UPDATE: Morgan Stanley’s co-head of fixed income capital markets who was arrested and charged with a hate crime for allegedly threatening and stabbing a taxi driver pleaded not guilty in Connecticut Superior Court, Bloomberg TV reported.Earlier this month, we learned Darien police charged Morgan Stanley’s William Bryan Jennings with second-degree assault, theft of services and second-degree intimidation based on race or bigotry. He was released on $9,500 bond.
The managing director, who has since been placed on leave by Morgan Stanley, is accused of using racial slurs against Egyptian-born taxi driver Mohamed Ammar and saying “I’m going to kill you. You should go back to your country,” according to Bloomberg News. He’s also been accused of stabbing the taxi driver in the hand with a penknife.

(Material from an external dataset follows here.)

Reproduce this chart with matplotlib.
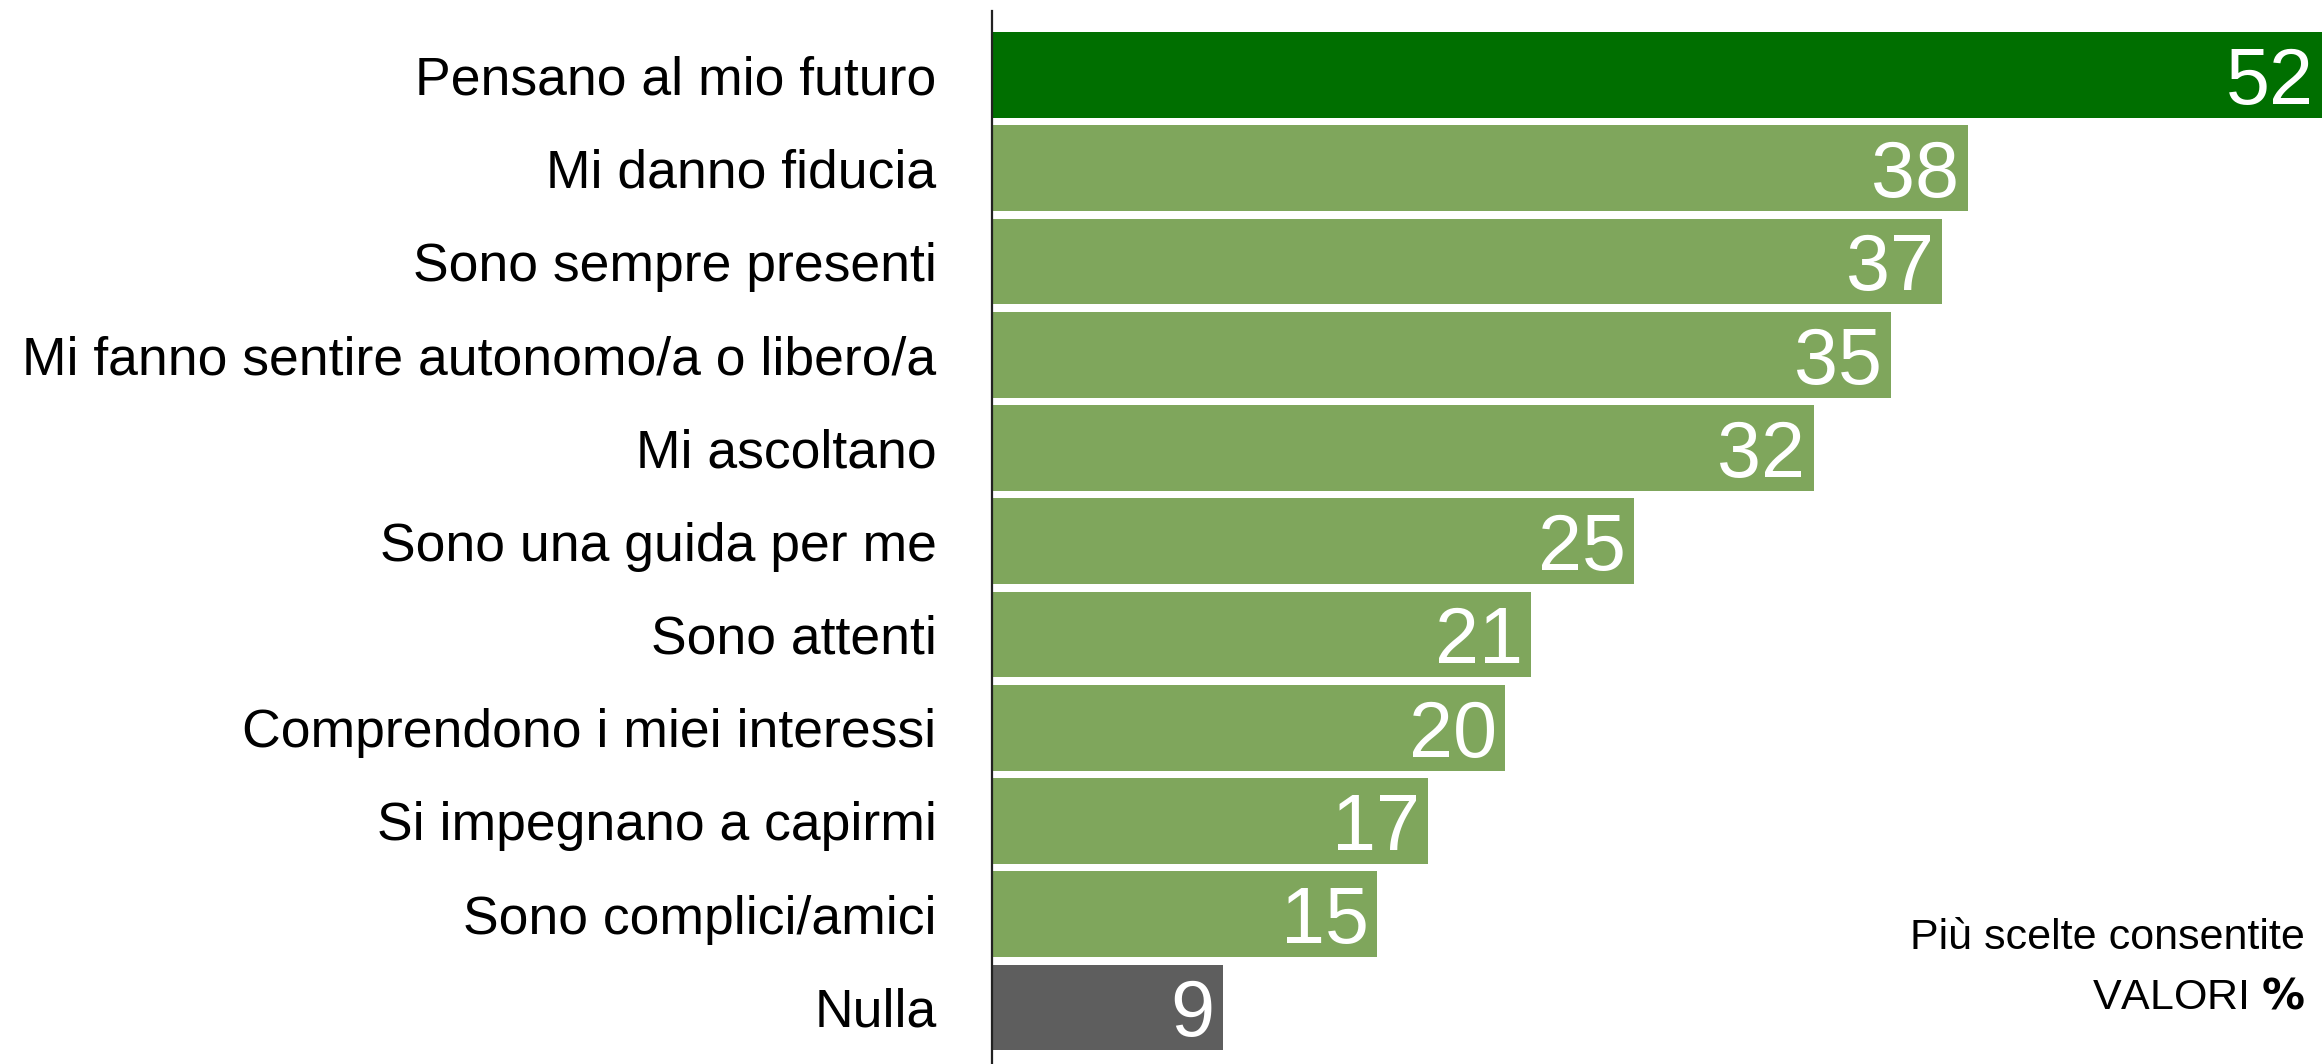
import numpy as np
import matplotlib.pyplot as plt

plt.rcParams['font.family'] = ['Liberation Sans', 'DejaVu Sans']

labels = ["Pensano al mio futuro", "Mi danno fiducia", "Sono sempre presenti",
          "Mi fanno sentire autonomo/a o libero/a", "Mi ascoltano",
          "Sono una guida per me", "Sono attenti", "Comprendono i miei interessi",
          "Si impegnano a capirmi", "Sono complici/amici", "Nulla"]
values = [52, 38, 37, 35, 32, 25, 21, 20, 17, 15, 9]
colors = ["#006f00"] + ["#7fa65c"] * 9 + ["#5e5e5e"]

fig = plt.figure(figsize=(23.22, 10.64), dpi=100)
ax = fig.add_axes([0.4272, 0.0, 0.5728, 0.9897])

y = np.arange(len(labels))
bars = ax.barh(y, values, height=0.92, color=colors)

xmax = 51.8
for b, v in zip(bars, values):
    ax.annotate(str(v), (min(b.get_width(), xmax), b.get_y() + b.get_height() / 2),
                xytext=(-6, 0), textcoords="offset points", annotation_clip=False,
                ha="right", va="center_baseline", color="white", fontsize=57)

ax.set_xlim(0, xmax)
ax.set_ylim(10.606, -0.686)
ax.set_yticks(y)
ax.set_yticklabels(labels, fontsize=38.5)
ax.tick_params(axis="y", length=0, pad=40)
ax.set_xticks([])

for s in ["top", "right", "bottom"]:
    ax.spines[s].set_visible(False)
ax.spines["left"].set_linewidth(1.6)
ax.spines["left"].set_color("#222222")

fig.text(0.9927, 0.108, "Più scelte consentite", ha="right", va="baseline", fontsize=31)
fig.text(0.9927, 0.0526, "VALORI $\\bf{\\%}$", ha="right", va="baseline", fontsize=31)

fig.savefig("out.png", dpi=100)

The incident occurred in December, after a fare dispute following a ride from the city to the banker’s Connecticut home.
When the taxi arrived at managing director’s home, Jennings refused to pay a $200 cab fare. The police say that the cab driver then drove off with Jennings still in the backseat to find a cop to settle the dispute, but when the taxi driver stuck his hand into the backseat window he was stabbed by Jennings with a penknife, The Connecticut Post reported.

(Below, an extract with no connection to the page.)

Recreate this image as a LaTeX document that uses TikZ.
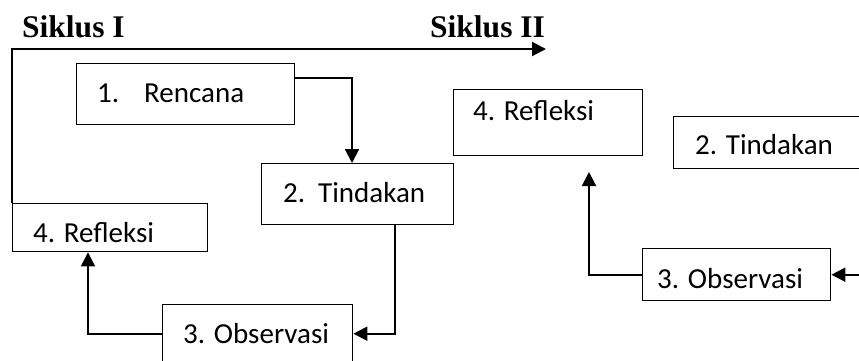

Jennings’ attorney Eugene Riccio denied the allegations claiming his client was a victim of a “criminal abduction.”
We spoke with Riccio last week to get his side of the story. The attorney said when the cab arrived at Jennings’ home, the driver said the fare was $294, which Riccio described as “grossly overcharged.”
He said Jennings offered to pay what he thought was a reasonable cab fare of $160, but the driver wouldn’t accept that offer. According to the attorney, the cab driver announced he was going to take Jennings back to the city.
Jennings attempted to get out of the cab, but was unsuccessful. By the time he was able to get the door open the car was moving too fast, the attorney said, adding that the cab driver ran through stop signs and red lights.
“The cab driver continued to drive in a reckless fashion, not observing lights, proceeding toward the Connecticut Turnpike,” Riccio said in a telephone interview. “My client did have a penknife, which he did take out. He kept asking this guy ‘Stop stop stop’ trying to get the cab driver to stop.”
That’s the when the driver attempted to grab the knife.
“Mr. Jennings was fearful for his safety,” Riccio said. “He fled and did not contact the police. He did not want the cabbie to find out where he lived.”
Riccio said Jennings voluntarily came forward, identified himself as the man in the incident, and then cooperated with authorities. He added that the accusations about racial slurs, which led to the hate-crime charge, were not true.
Lt. Ronald Bussell in Darien’s Police Department’s detective division told Business Insider Jennings did not come forward until two weeks after it happened.